Did ancient Greece's grandeur disappear? Why are Greeks of today not as influential as before?
What are the reasons for Greece's mediocrity today?
The first consideration is that the Greeks today are not 'mediocrities', unless you are willing to classify
all humans as mediocrities except that tiny handful who have made outstanding creative
contributions. Such views as your question puts forward are often expressed from a point of view of
modern western civilisation's accomplishments. But even if I were to grant your point, on the
assumption that once upon a time the Greeks were a race of brilliantly creative people who later 'lost
the plot', a simple answer would be that ever since the 'takeover' by the Romans, Greece has been
the site of numerous invasions, as a result of which their racial mix has changed completely, so that
today's Greeks have little more in common with the ancient Greeks than their political name. Now this
historical fact should give you a second lever by which to query whether there is any relevance to the
question as you've put it. The comparison between then and now, because its rests on an assumption
of identity between the people occupying Greek terrain formerly and today, is not valid.
Thirdly, and finally, the terms of your argument can easily be extended to many other cultures, which
had their day and would not feel happy at being singled out as mediocrities because they have fallen
off from a peak of achievement which is so rarely granted to any group of people. The China of today
is not what it was in Marco Polo's day; and his own Venice is not what it has been. Samarkand was
once the glory of the world, what of it now? Ditto with Rome, Florence, Nineveh, Memphis, Granada
etc etc. — In sum, "Grandeur" is an exceptional state of generally short duration; therefore let us
bless Mnemosyne, the goddess of memory, that we have them as examples of those pinnacles to
which the human race is capable of ascending, even if so far we have not discovered the secret of
making it last.
According to the German historian and politician Jacob Phillipp Fallmerayer (1790-1861) "the Greeks
of the present say are of Albanian and Slav descent with hardly a drop of true Greek blood in their
veins." Fallmerayer's view was adopted by the Nazis and used in order to justify the exterminationist
policies inflicted upon the Greek population during the WWII German occupation of Greece.. The
same view is sometimes expressed today for political purposes. However, anthropology, ethnology
and linguistics have shown that the population of Greece is basically native and that the
contemporary Greeks are descendents of the ancient Greeks.
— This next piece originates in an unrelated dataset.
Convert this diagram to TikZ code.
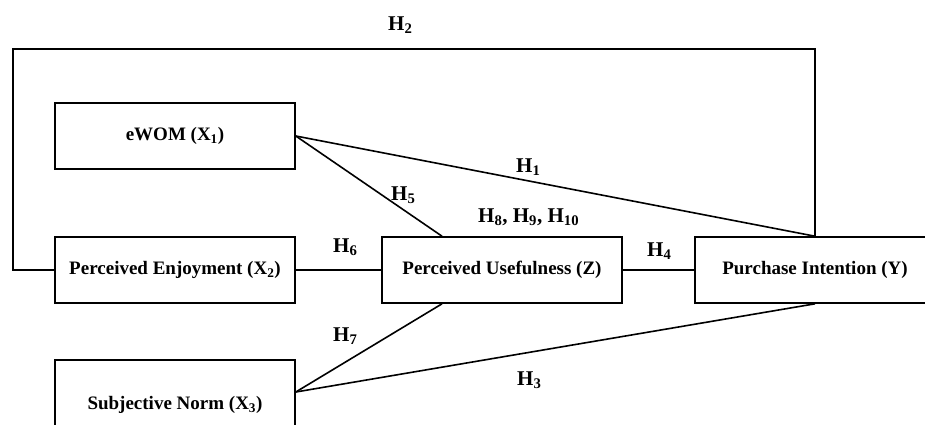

History answers your question. All influential nations have their rise and their fall. Greeks are not the
exception. Their influence lasted long (until 1453 — the fall of Constantinople) but their fall was quite
hard. They were occupied by the Turks (Ottoman Empire) and this occupation lasted, more or less,
450 years! They won their independence in 1831. During the World War II they won the first victory
for the allied camp (1940 — against the Italians). Today they are a small nation of 17 million people
(10 million in Greece and 7 million abroad). But still they are more influential than many small nations.
Greece is an old and full member of the European Union, of Nato and of the OECD). Currently,
Greece holds the rotating presidency of the European Union.
... And Greece is still a superpower in poetry! Two of her poets, Elytis and Seferis won the Nobel
prize and she had at least ten other poets of the same class and stature (Cavafy, Ritsos, Sikelianos,
Palamas, Calvos, Solomos, Kariotakis, Valaoritis, Drosinis, Malakasis and others).